Birnbaum repeatedly espouses what may be described as IIP’s unofficial agenda: its hostility to Israel. In a June 2004 article published on the IIP website, for instance, Birnbaum claimed that the Iraq War was being orchestrated by a scheming, pro-Israel Jewish lobby. He added, however, that even in the absence of such a lobby, opponents of the U.S. military effort would do well to raise the specter of Jewish treachery. Reasoned Birnbaum:
“The difficulty is, even if there were no Israel lobby, the imperial party in the U.S. would remain in command. Indeed, that party could at any time disembarrass itself of the Israel lobby by raising the issue of the dual loyalty of American Jews—forcing the supporters of Israel on the defensive.”
In a 2003 missive titled “Open Letter to the British, Czech, Danish, Hungarian, Italian, Polish, Portuguese and Spanish Prime Ministers,” Birnbaum singled out for condemnation those countries that backed the U.S. military campaign in Iraq. The piece berated those governments for failing to appreciate what he described as “the threats to world security entailed in the increasing brutality of Israeli rule in Palestine.”
Birnbaum’s anti-Jewish and anti-Israel views are well within the mainstream at IIP. In an article on the IIP website titled “The Palestinian Cause: How to Achieve Peace,” Erwin Lanc attacks the United States for accepting Israel’s right to exist. His account of Israel’s founding includes the following assessment:
“The most important and unique motivation for a Jewish state were the violent persecutions (pogroms) of Jews in former czarist Russia, Poland and other east European states.

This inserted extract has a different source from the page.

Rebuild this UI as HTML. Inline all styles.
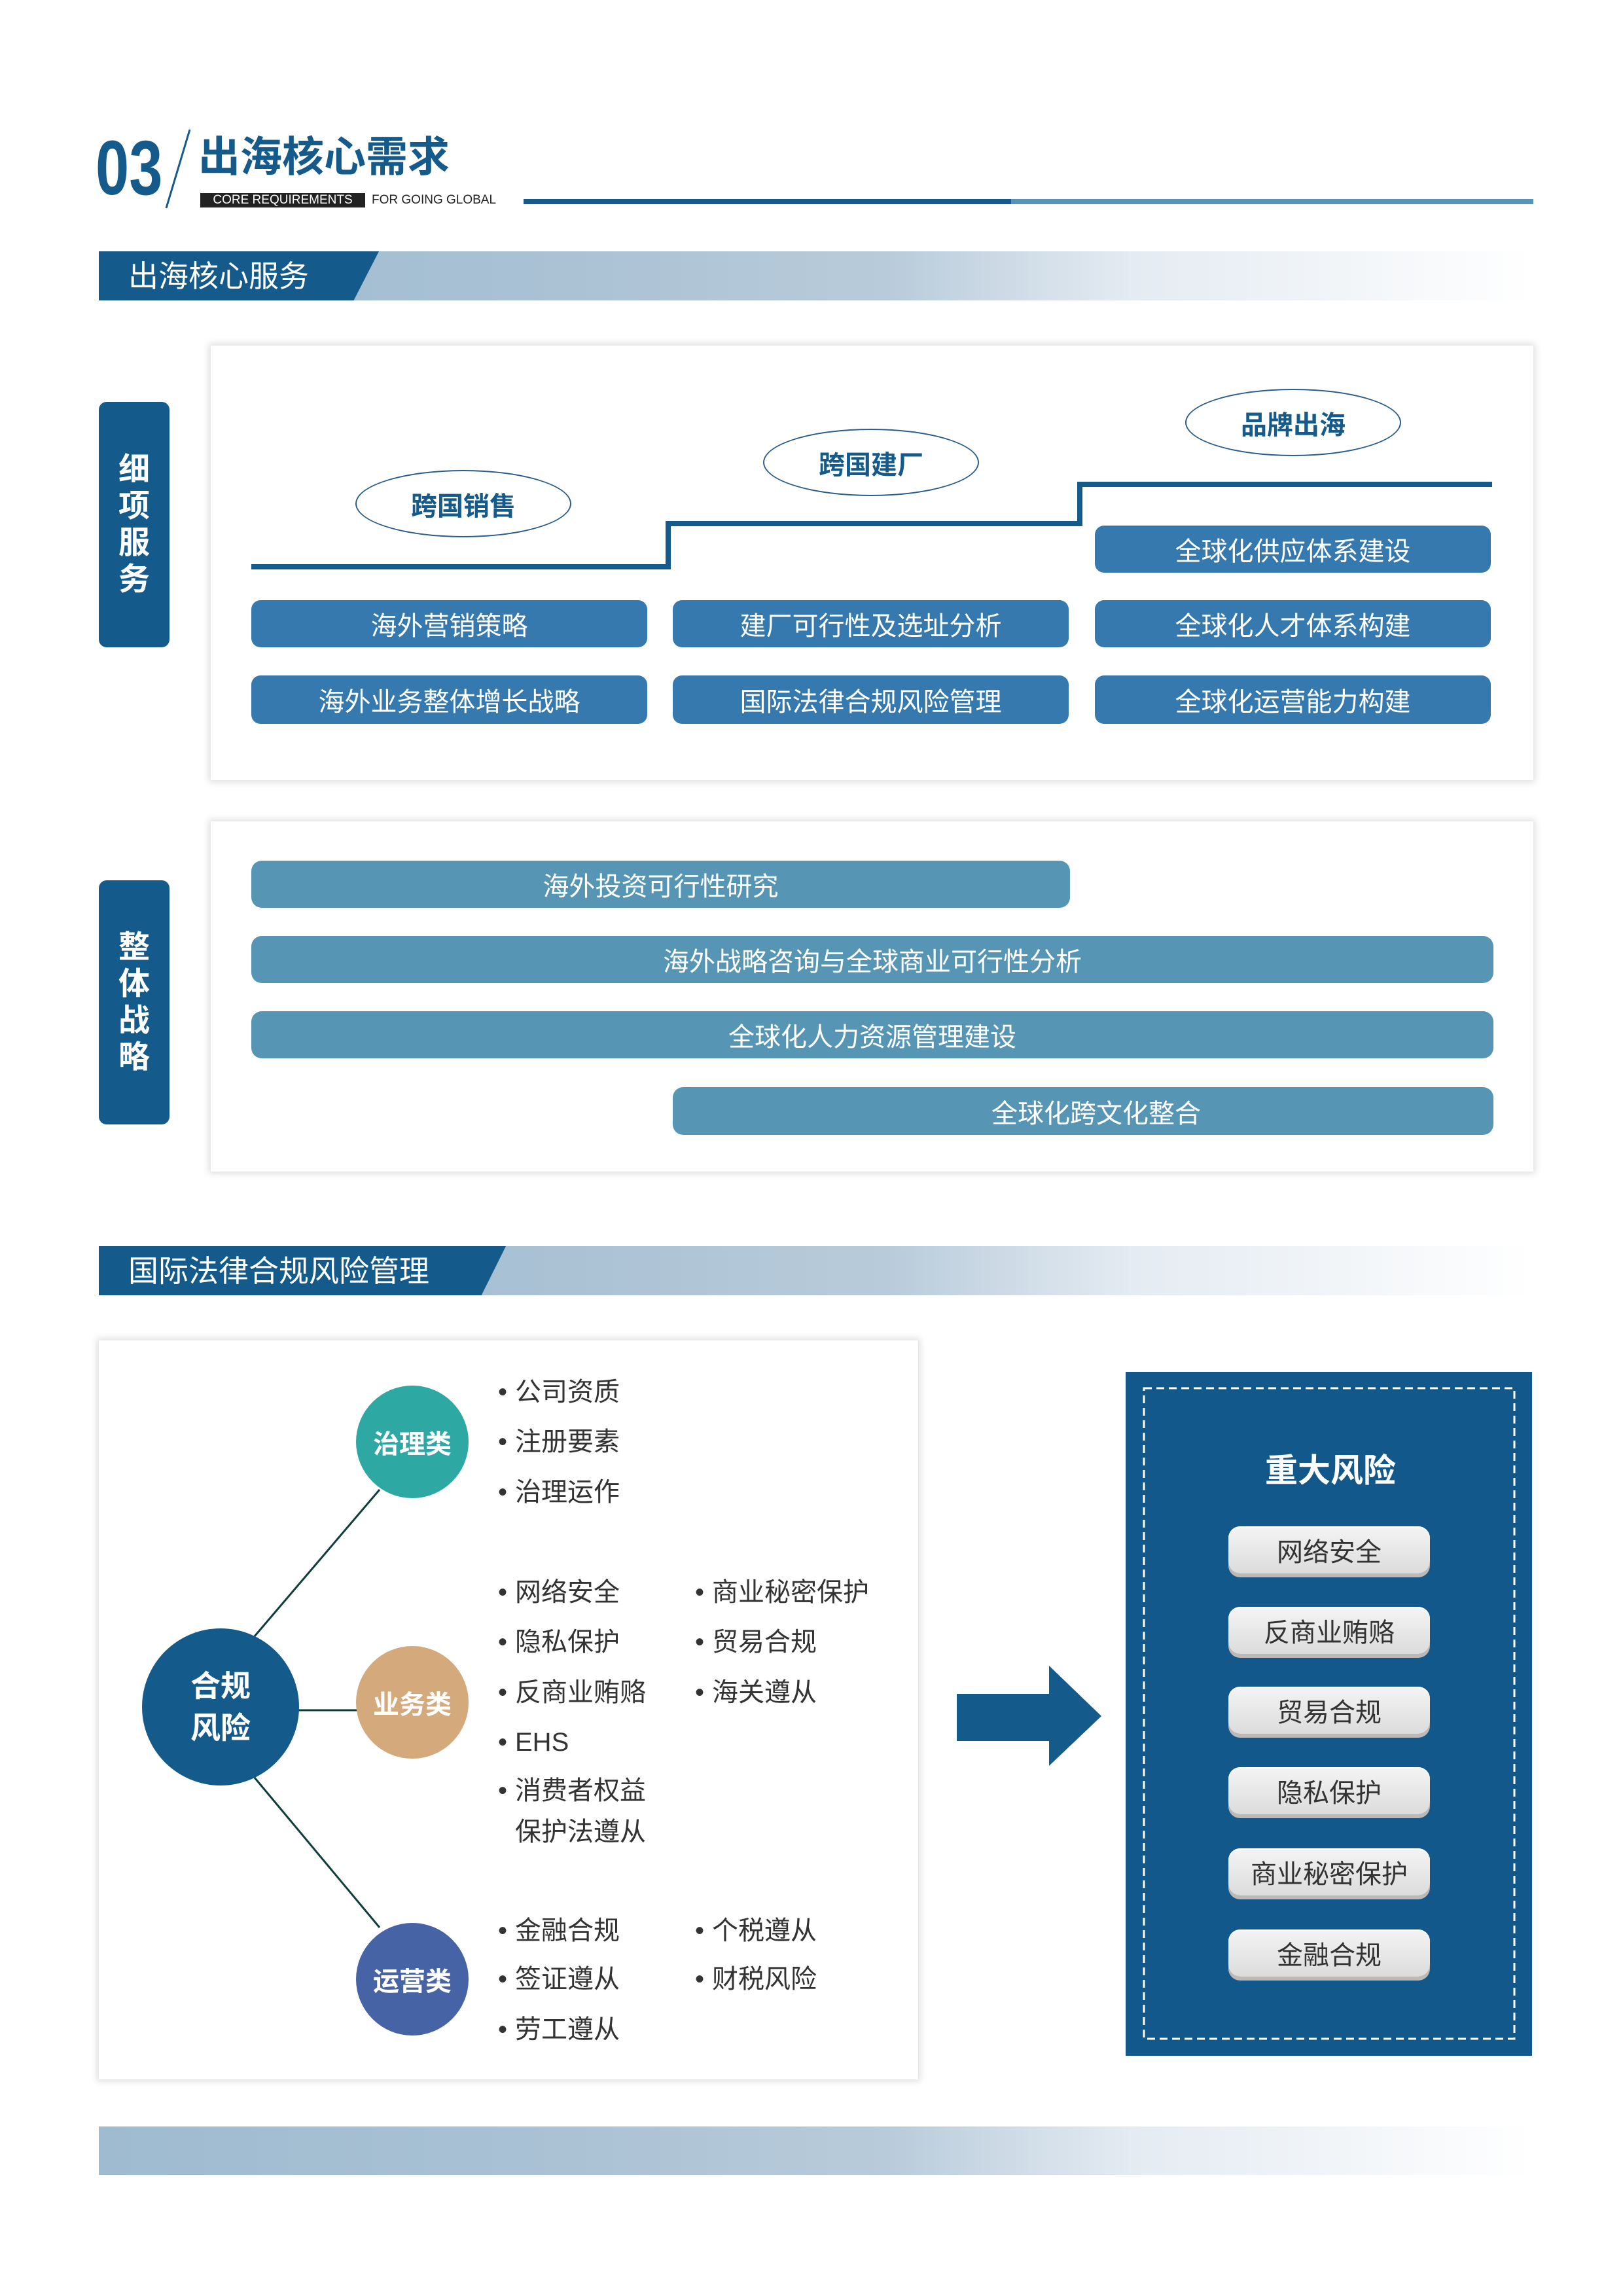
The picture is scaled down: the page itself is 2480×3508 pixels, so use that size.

Other motivations have included the rejection of Jewish endeavors at assimilation all over Europe, growing nationalism such as the unification of the German states, claims for ethnically-based nation-states among practically all nationalities in the former Austro-Hungarian Monarchy with the deliberate ostracizing of Zionism, etc.”
Absent from Lanc’s history is any mention of the Holocaust.
In a November 29, 2004 speech, Lanc spoke of the “legitimacy of Palestinian resistance” and denounced the “Israeli State terrorism [that began] by stealing land for illegal settlements in West Bank and Gaza.” He attributed the Jewish state’s alleged unwillingness to negotiate for peace to “the umbrella of U.S. support for Israel’s economy and army [with] billions of dollars every year, and U.S. veto power in the Security Council.” And he claimed, without evidence, that Arab countries had recently “expressed their readiness to recognize Israel if the Palestinians get their own state.”
IIP has been accorded consultative status at ECOSOC, which coordinates the work of 14 United Nations specialized agencies, and at UNESCO, which describes itself as “a laboratory of ideas and a standard-setter to forge universal agreements on emerging ethical issues.”
To disseminate its message as widely as possible, IIP sponsors symposiums where issues of world peace and economics are discussed. Moreover, it publishes books, papers, and a quarterly journal titled Peace and Security.